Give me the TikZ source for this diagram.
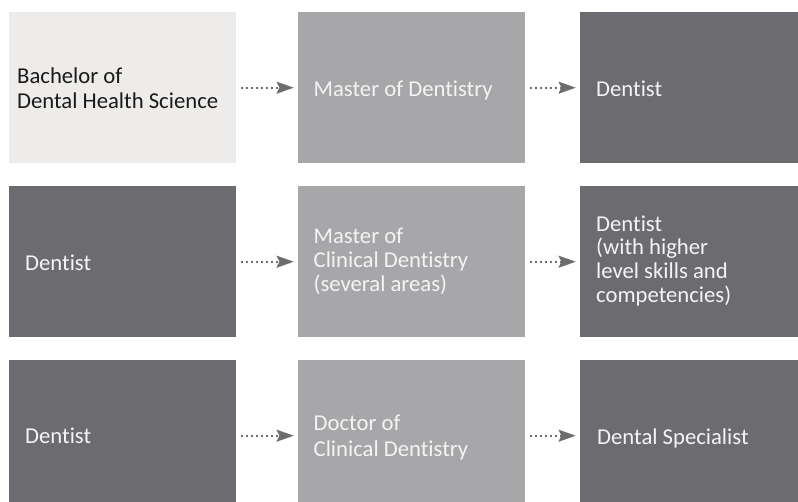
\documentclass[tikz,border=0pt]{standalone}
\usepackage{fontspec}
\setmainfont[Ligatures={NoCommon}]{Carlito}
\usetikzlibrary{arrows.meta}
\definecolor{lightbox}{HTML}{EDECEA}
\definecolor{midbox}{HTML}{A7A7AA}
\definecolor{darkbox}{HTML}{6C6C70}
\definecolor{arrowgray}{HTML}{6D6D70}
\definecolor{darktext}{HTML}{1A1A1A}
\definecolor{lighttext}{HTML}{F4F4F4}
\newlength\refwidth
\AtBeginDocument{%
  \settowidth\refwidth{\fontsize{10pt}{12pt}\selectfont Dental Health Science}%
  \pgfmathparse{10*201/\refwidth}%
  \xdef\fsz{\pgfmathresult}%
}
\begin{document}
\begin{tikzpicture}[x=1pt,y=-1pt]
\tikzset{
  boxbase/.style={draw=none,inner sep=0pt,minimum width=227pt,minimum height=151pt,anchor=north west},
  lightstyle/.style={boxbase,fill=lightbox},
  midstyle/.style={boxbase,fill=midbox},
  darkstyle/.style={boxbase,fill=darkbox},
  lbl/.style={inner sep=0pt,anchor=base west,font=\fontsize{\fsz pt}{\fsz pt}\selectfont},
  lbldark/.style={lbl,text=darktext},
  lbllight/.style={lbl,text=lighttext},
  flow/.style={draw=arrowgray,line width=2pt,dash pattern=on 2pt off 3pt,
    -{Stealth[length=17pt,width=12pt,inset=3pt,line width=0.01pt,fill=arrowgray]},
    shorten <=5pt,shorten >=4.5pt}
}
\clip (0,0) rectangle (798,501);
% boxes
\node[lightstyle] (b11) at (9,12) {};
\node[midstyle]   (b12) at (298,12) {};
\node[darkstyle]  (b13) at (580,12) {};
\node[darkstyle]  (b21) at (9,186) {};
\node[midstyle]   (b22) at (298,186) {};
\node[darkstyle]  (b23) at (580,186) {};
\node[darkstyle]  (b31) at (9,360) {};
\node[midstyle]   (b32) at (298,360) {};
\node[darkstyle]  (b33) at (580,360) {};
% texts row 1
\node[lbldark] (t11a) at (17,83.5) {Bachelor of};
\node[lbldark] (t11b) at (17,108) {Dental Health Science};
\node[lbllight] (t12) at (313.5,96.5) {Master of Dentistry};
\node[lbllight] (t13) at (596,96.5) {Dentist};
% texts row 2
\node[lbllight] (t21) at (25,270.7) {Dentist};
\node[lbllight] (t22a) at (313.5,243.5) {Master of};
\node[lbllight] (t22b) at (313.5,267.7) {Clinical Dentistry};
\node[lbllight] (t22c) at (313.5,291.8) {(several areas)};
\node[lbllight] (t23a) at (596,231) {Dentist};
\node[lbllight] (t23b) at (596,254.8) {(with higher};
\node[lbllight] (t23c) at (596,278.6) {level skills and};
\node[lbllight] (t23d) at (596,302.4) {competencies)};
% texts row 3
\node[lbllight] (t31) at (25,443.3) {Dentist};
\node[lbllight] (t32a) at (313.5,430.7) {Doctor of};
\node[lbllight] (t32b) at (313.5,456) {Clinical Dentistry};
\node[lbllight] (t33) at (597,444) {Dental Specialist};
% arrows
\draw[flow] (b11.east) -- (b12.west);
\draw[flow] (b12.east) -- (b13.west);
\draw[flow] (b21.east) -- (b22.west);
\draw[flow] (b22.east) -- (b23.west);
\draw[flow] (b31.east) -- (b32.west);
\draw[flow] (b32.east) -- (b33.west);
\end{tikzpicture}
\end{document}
────────
All the lines above are to be reproduced exactly, except the pictures.

- _Task output_
Give me the TikZ source for this diagram.
\documentclass[tikz,border=0pt]{standalone}
\usepackage{fontspec}
\setmainfont[Ligatures={NoCommon}]{Carlito}
\usetikzlibrary{arrows.meta}
\definecolor{lightbox}{HTML}{EDECEA}
\definecolor{midbox}{HTML}{A7A7AA}
\definecolor{darkbox}{HTML}{6C6C70}
\definecolor{arrowgray}{HTML}{6D6D70}
\definecolor{darktext}{HTML}{1A1A1A}
\definecolor{lighttext}{HTML}{F4F4F4}
\newlength\refwidth
\AtBeginDocument{%
  \settowidth\refwidth{\fontsize{10pt}{12pt}\selectfont Dental Health Science}%
  \pgfmathparse{10*201/\refwidth}%
  \xdef\fsz{\pgfmathresult}%
}
\begin{document}
\begin{tikzpicture}[x=1pt,y=-1pt]
\tikzset{
  boxbase/.style={draw=none,inner sep=0pt,minimum width=227pt,minimum height=151pt,anchor=north west},
  lightstyle/.style={boxbase,fill=lightbox},
  midstyle/.style={boxbase,fill=midbox},
  darkstyle/.style={boxbase,fill=darkbox},
  lbl/.style={inner sep=0pt,anchor=base west,font=\fontsize{\fsz pt}{\fsz pt}\selectfont},
  lbldark/.style={lbl,text=darktext},
  lbllight/.style={lbl,text=lighttext},
  flow/.style={draw=arrowgray,line width=2pt,dash pattern=on 2pt off 3pt,
    -{Stealth[length=17pt,width=12pt,inset=3pt,line width=0.01pt,fill=arrowgray]},
    shorten <=5pt,shorten >=4.5pt}
}
\clip (0,0) rectangle (798,501);
% boxes
\node[lightstyle] (b11) at (9,12) {};
\node[midstyle]   (b12) at (298,12) {};
\node[darkstyle]  (b13) at (580,12) {};
\node[darkstyle]  (b21) at (9,186) {};
\node[midstyle]   (b22) at (298,186) {};
\node[darkstyle]  (b23) at (580,186) {};
\node[darkstyle]  (b31) at (9,360) {};
\node[midstyle]   (b32) at (298,360) {};
\node[darkstyle]  (b33) at (580,360) {};
% texts row 1
\node[lbldark] (t11a) at (17,83.5) {Bachelor of};
\node[lbldark] (t11b) at (17,108) {Dental Health Science};
\node[lbllight] (t12) at (313.5,96.5) {Master of Dentistry};
\node[lbllight] (t13) at (596,96.5) {Dentist};
% texts row 2
\node[lbllight] (t21) at (25,270.7) {Dentist};
\node[lbllight] (t22a) at (313.5,243.5) {Master of};
\node[lbllight] (t22b) at (313.5,267.7) {Clinical Dentistry};
\node[lbllight] (t22c) at (313.5,291.8) {(several areas)};
\node[lbllight] (t23a) at (596,231) {Dentist};
\node[lbllight] (t23b) at (596,254.8) {(with higher};
\node[lbllight] (t23c) at (596,278.6) {level skills and};
\node[lbllight] (t23d) at (596,302.4) {competencies)};
% texts row 3
\node[lbllight] (t31) at (25,443.3) {Dentist};
\node[lbllight] (t32a) at (313.5,430.7) {Doctor of};
\node[lbllight] (t32b) at (313.5,456) {Clinical Dentistry};
\node[lbllight] (t33) at (597,444) {Dental Specialist};
% arrows
\draw[flow] (b11.east) -- (b12.west);
\draw[flow] (b12.east) -- (b13.west);
\draw[flow] (b21.east) -- (b22.west);
\draw[flow] (b22.east) -- (b23.west);
\draw[flow] (b31.east) -- (b32.west);
\draw[flow] (b32.east) -- (b33.west);
\end{tikzpicture}
\end{document}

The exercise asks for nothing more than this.